I've read through your post,(btw - awesome as usual) and will be incorporating many of the ideas you suggested. I will be working on getting the system ready over the next few weeks, but it appears the rains have started early this year so I may get the tanks filled before I have the pump house and pump hooked up. I will have to wait for a break in the weather to get that setup.

I'm thinking about using a Grundfos CMBE pump as my pump. It's a pressure tank, pressure switch and pump all wrapped up into one unit. I spent some time talking to Grundfos tech today and they said it's a real work hog of a pump. (http://us.grundfos.com/products/find-pr ... oster.html)

I will take pictures and update it here as I go along.

My only concern / regret is that I used a 75mm pipe to route the water to the tanks instead of a 100mm pipe. I followed the advice of a couple of guys here who work for ag. pump companies and kick myself for not following my own gut feeling that the pipe might be too small. Unfortunately, the pipe is buried and the ground is a mud pit now due to all the rain we're getting so I will just have to live with it for this season.

I can't thank you guys enough for all the help and advice.

Have a great day!
Dennis
I appreciate your appreciation!

Ikanuba
My only concern / regret is that I used a 75mm pipe to route the water to the tanks instead of a 100mm pipe.
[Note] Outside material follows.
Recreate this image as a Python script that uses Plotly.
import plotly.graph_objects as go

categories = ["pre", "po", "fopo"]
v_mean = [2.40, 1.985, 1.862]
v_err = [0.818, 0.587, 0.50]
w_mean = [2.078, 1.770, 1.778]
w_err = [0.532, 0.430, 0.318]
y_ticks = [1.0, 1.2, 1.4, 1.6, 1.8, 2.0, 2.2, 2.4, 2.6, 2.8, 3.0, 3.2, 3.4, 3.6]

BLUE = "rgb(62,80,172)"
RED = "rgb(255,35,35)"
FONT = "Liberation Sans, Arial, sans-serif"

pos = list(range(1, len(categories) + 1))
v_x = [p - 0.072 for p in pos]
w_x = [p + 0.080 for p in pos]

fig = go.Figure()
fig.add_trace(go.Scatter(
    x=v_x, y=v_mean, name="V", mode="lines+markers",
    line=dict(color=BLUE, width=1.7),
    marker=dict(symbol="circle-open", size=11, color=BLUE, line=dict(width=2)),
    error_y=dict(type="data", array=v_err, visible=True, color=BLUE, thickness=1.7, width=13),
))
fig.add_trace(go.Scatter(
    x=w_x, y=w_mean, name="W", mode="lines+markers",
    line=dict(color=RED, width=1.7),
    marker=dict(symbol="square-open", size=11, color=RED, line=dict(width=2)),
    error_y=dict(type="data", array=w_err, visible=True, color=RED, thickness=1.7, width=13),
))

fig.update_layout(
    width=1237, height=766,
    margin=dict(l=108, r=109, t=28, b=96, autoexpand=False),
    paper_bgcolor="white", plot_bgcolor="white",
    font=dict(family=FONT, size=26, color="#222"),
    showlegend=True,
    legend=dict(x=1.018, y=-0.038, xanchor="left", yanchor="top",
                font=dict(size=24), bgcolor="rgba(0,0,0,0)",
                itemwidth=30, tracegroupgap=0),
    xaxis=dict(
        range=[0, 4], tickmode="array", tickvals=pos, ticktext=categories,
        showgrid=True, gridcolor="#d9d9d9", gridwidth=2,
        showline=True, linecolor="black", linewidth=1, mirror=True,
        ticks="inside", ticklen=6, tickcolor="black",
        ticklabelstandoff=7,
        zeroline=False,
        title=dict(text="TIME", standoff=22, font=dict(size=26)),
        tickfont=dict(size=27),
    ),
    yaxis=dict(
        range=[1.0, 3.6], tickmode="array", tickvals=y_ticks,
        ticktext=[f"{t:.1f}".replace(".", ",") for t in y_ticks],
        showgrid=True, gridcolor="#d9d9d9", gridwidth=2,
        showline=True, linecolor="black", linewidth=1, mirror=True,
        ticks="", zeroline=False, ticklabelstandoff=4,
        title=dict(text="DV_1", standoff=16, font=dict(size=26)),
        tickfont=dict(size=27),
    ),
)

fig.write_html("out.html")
I followed the advice of a couple of guys here who work for ag. pump companies and kick myself for not following my own gut feeling that the pipe might be too small. Unfortunately, the pipe is buried and the ground is a mud pit now due to all the rain we're getting so I will just have to live with it for this season.
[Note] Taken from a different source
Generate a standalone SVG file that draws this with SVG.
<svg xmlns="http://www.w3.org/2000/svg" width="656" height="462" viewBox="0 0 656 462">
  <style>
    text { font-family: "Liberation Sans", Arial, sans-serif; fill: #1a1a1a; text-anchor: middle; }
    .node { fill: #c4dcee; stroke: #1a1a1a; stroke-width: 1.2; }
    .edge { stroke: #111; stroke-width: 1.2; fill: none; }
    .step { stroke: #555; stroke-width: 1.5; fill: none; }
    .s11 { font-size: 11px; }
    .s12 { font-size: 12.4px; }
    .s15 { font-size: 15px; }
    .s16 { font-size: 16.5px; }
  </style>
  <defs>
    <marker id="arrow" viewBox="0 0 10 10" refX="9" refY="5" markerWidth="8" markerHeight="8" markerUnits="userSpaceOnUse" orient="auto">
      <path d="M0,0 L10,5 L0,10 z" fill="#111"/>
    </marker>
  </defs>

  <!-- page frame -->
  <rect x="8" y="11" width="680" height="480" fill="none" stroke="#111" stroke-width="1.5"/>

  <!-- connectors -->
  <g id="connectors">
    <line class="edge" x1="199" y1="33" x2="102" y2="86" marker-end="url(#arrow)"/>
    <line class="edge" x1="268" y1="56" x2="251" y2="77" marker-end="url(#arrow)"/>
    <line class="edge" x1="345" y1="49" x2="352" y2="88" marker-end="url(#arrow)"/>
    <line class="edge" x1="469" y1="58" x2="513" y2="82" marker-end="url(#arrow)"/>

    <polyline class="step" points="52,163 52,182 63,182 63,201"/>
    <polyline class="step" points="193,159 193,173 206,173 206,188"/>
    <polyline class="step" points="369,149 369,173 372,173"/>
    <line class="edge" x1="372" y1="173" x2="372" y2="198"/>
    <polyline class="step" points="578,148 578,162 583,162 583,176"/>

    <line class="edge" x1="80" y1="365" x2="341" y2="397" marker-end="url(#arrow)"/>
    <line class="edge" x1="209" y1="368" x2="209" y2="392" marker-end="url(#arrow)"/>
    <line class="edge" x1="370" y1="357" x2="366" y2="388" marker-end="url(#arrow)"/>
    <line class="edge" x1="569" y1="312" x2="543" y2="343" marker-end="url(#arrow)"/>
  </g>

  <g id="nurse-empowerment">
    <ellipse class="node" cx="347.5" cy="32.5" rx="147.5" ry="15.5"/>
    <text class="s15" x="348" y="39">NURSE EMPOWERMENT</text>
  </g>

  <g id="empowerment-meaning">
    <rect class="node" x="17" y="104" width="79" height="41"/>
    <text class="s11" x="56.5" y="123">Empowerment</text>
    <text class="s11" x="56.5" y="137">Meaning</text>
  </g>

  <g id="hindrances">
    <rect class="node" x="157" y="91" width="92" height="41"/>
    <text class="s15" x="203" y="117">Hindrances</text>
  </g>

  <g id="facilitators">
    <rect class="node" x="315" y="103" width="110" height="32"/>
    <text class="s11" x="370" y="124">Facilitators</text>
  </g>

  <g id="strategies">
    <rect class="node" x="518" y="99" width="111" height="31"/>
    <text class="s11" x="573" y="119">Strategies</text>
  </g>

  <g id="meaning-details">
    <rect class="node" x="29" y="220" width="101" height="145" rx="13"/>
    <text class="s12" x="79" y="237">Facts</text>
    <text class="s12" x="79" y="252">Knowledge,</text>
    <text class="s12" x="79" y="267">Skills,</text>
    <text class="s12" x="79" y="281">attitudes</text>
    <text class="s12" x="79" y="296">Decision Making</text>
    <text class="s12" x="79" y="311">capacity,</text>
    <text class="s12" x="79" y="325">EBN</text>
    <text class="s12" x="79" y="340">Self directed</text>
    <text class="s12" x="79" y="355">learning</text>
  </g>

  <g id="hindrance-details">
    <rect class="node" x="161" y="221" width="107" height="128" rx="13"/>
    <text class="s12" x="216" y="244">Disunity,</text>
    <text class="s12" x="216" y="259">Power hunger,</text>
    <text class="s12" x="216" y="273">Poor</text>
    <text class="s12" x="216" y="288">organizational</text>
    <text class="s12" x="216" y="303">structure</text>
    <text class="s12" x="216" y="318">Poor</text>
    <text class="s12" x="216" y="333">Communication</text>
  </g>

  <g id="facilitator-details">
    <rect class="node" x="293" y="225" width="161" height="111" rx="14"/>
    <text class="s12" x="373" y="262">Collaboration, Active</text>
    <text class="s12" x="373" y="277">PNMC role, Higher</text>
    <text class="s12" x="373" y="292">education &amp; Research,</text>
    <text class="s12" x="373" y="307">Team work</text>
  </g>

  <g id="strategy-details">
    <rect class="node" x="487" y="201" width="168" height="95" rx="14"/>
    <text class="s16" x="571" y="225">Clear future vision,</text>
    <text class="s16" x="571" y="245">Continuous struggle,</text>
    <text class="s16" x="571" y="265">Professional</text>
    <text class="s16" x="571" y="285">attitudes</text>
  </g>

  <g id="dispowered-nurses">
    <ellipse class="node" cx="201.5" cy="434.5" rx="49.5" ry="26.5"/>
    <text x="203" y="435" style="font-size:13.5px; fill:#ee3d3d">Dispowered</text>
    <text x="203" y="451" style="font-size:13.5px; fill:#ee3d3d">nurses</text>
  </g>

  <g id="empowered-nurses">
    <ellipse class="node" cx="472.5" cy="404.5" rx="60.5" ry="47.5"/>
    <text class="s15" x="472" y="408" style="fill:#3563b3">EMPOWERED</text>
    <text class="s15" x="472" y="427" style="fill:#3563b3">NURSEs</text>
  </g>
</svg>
I was wondering whether you had plumbed the pipe the full distance. Did the 'experts' also advise you to use the sch 40 pipe? Those guys should know what your area's 1:10 5 minute intensity is...why not ask them? Surely they based their recommendations for the pipe size on those figures.

If you can find out what the 5 minute intensity is for your area's 10 year return event, you can compare the 1:10 roof harvest rate Vs the wet system's maximum flow rate to see whether there would be a problem during a heavy rain event. Your pipe with (my guesstimated) 150 meters of friction loss and a 3 metre head will give a little less than 350 litres per minute which equates to rainfall that is a tad less than 2 mm per minute.
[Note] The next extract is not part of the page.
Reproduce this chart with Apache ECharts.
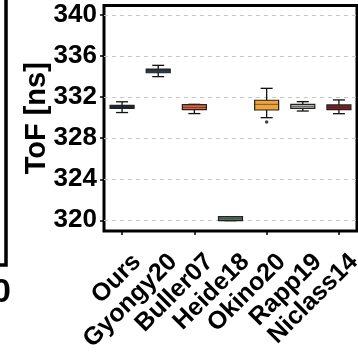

Tt requires 4 times the head to double the flow rate and while flow rates at lower heads are impressive, there are big increases needed to make up any requirement discrepancies. You can play around with the 2 flow rate calculators below to see for yourself what the variances are. The uPVC roughness coefficient is 150 and other measures can be changed.

http://www.calctool.org/CALC/eng/civil/hazen-williams_g

http://www.nationalpump.com.au/calculat ... alculator/

Have you already experienced double omega blocks and if so, did they bring greater rain or just cause cold weather? There were times earlier this year when it was hotter in Siberia than it was in California and large parts of the central US flooded. The North Polar Jet Stream is a mere semblance of its former self and the consequent changing weather patterns must also be factored as historical records are now truly history so to speak.

Ikanuba
I'm thinking about using a Grundfos CMBE pump as my pump. It's a pressure tank, pressure switch and pump all wrapped up into one unit. I spent some time talking to Grundfos tech today and they said it's a real work hog of a pump. (http://us.grundfos.com/products/find-pr ... oster.html)

https://www.youtube.com/watch?v=GtC_Qf1Zd4Q

I am a big fan of Grundfos pumps and having variable speed drive is ideal for household use. You will need a larger than usual internal diameter hose to pump water 122 metres without a lot of friction loss and don't forget to fit a check valve. You can use the second flow calculator I linked to see the friction losses with different internal diameter hoses and flow rates over the distance.